When the Vampire met Eloise

I’ve been obsessing over The Vampire’s wife for ages, but particularly over the last week or two. I’ve been busy sketching out some ideas and searching for fabric to recreate something similar for my autumn wardrobe.

Then, just last week I was invited to attend the Yorksinstameet with some friends which seemed like an ideal opportunity to attempt a dress in this style. I realised I had some fabric right here in my stash that would be ideal to create the design that had been forming in my head. So the plan was set.

a lilac cutting mat set on a desk. A fashionary journal lies on top which shows a fashion sketch with notes and a fabric swatch
A sketch of my Eloise dress plans

The fabric I used is a viscose poplin (which is generally smoother than a chalis and I found a little bit less shifty) I had two meters of it and hoped there was enough to adapt a shift dress pattern to create the style I was thinking of.

I recently bought the Metric Pattern Cutting for Womenswear (amazon affiliate link) and found some instructions to adapt the sleeve head to create a puff at the top, then I remembered seeing a tutorial on the By Hand London website for a very similar sleeve adaptation using the Eloise dress.

Sleeve pattern piece showing the alteration made to the sleeve head
Sleeve pattern piece showing the alteration made to the sleeve head

I already had the Eloise dress pattern cut out in the right size after I pattern tested it last year and thought it was a good pattern to use as a base.

I started by adapting the sleeve head by simply cutting a line straight across from just above the notches.
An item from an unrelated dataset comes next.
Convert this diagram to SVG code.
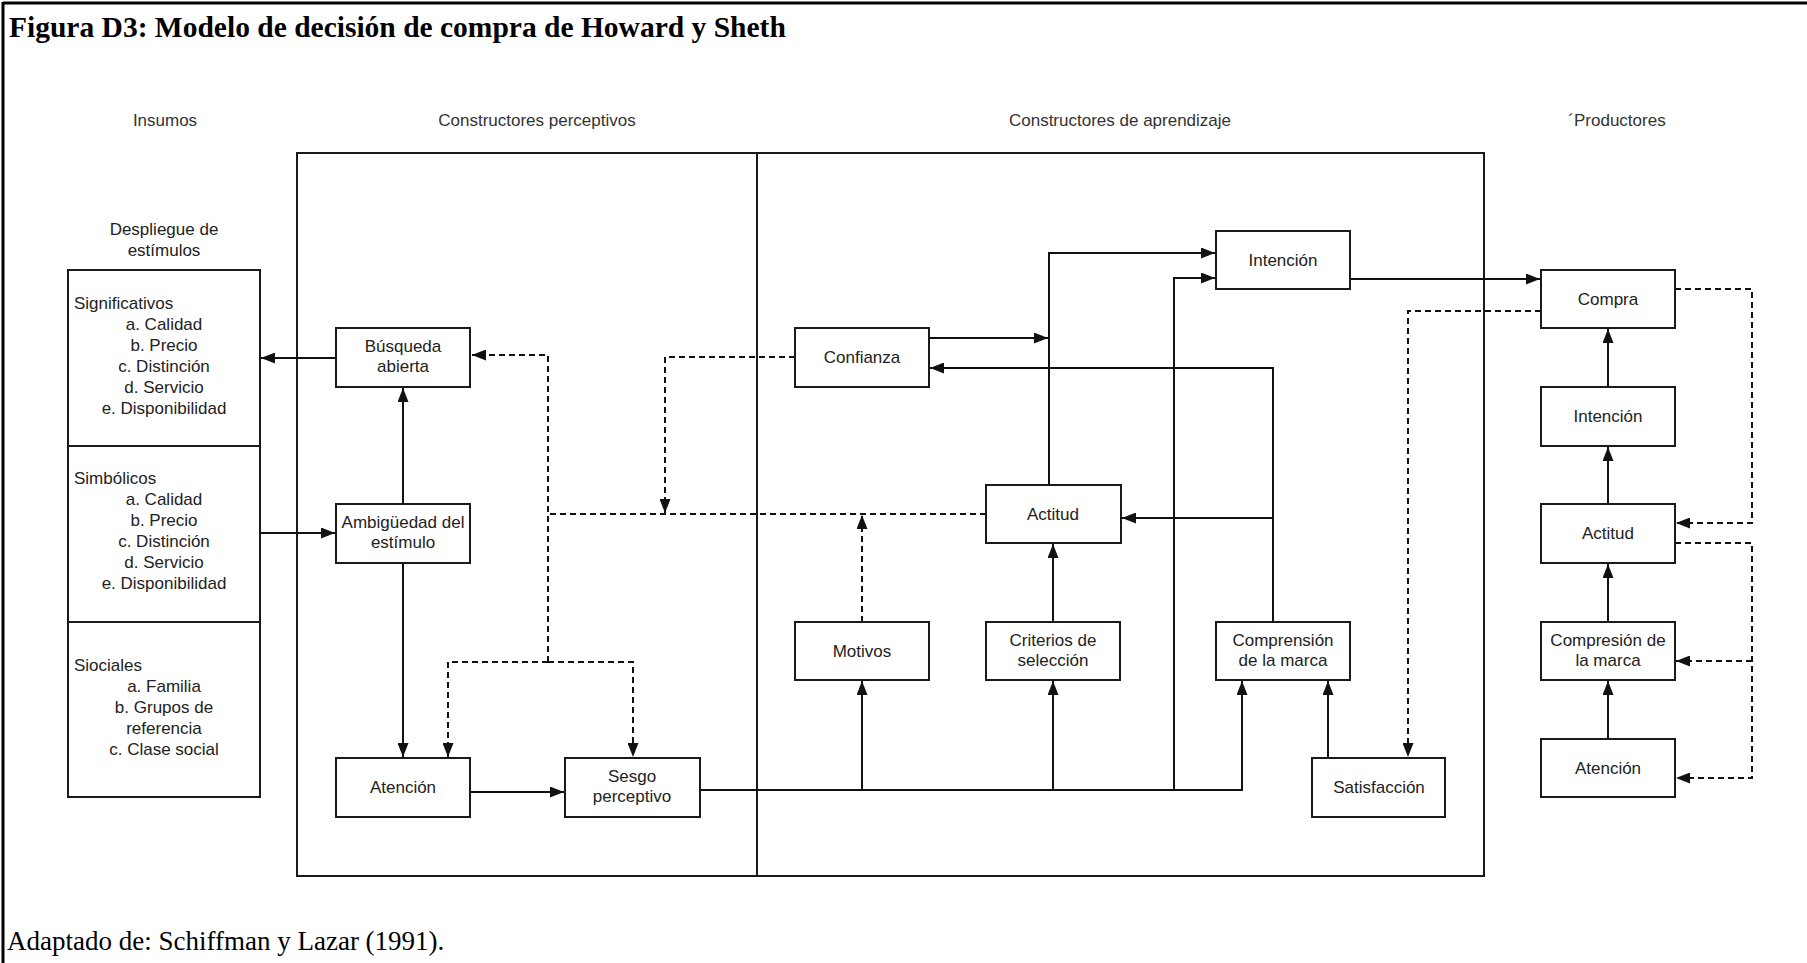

I added in an extra 3cm and smoothed the curves. I made sure to add interfacing to the top 10cm of the sleeve head to help prop it up. This was definitely worth doing.

I cut the bottom of the sleeve at the shorten and lengthen lines. I then drafted a rectangle which was 1.5 times wider than the bottom edge of the sleeve by 16cm tall. This would become the bottom ruffle of my sleeves.

Laura is in the garden similing at the camera. In this image you can see a little closer the sleeve adjustment
A slightly closer look at the sleeve head. The effect is quite subtle

I wanted a slightly gathered waist so cut the bodice pieces to a couple of mm below the side seam notches which is where my natural waist seemed to be plus 1.5cm for a seam allowance

I decided to cut rectangles across the full width along the crosswise grain of the fabric which is different from the original pattern. In the original design the bottom ruffle pattern piece is curved. I knew I wouldn’t have enough time before the event to let the hem drop and level it, plus the curved ruffle on the bottom would distort the stripes and I was very short on fabric to do anything too fancy.

Laura is standing by the lake laughing
The grounds at Newburgh Priory were stunning

I didn’t draft out any additional pattern pieces for the skirt, I decided to just wing it really and cut the rectangles straight from the fabric as it was folded on the table. I roughly measured from my natural waist to my knee for the large skirt piece and divided the remainder of the fabric into two for the bottom skirt piece. Leaving me with three rectangles.

At this point the aim was to have the skirt fall at a midi length, around my mid calf. So I was happy to just go with it.

The construction was very straightforward, my sleeves set in nicely with a subtle puff and the gathered panels for the sleeves and skirt sections didn’t take that long to get right either.

In terms of fitting, there wasn’t a lot to fit. I would benefit from a little more room across the back to allow for ease of movement. This is not something I noticed with my test version as I had made it sleeveless. That is an easy fix and no big issue. I also wish I’d made the puffed sleeve a little bigger, but that is something I can adjust in the the future.

One thing I really like about the pattern is the neck facing, it is quite large and covers the cleavage area. It feels comfortable and I think it helps the lightweight viscose sit nicely across the chest.

I’m very pleased with how the dress has turned out. It is longer than I had intended by a couple of inches, so it falls between my calf and ankle. I can’t complain as I was free styling the skirt section.

Laura is smiling at the camera whilst exiting the walled garden
Come this way…

I think this dress is a great autumn addition to my wardrobe, I can see me wearing it semi casually for the day time and dressing it up for an evening too.

Thanks to Sam and Jen for a lovely day at Newburgh Priory, and to Sam for taking the photos. It was nice to have some encouragement instead of my usual self conscious self in front of my tripod. We should do photoshoots altogether all the time!

Laura, Jen and Sam smiling in the gardens
Sam (@purplesewingcloud) , Jen (@JenLegg44) and Me

I received the Eloise dress pattern from By Hand London for free last year in exchange for testing it. This post contains an affiliate link to Amazon, this means I will earn a small commission on any purchase you make, however the price you pay is the same.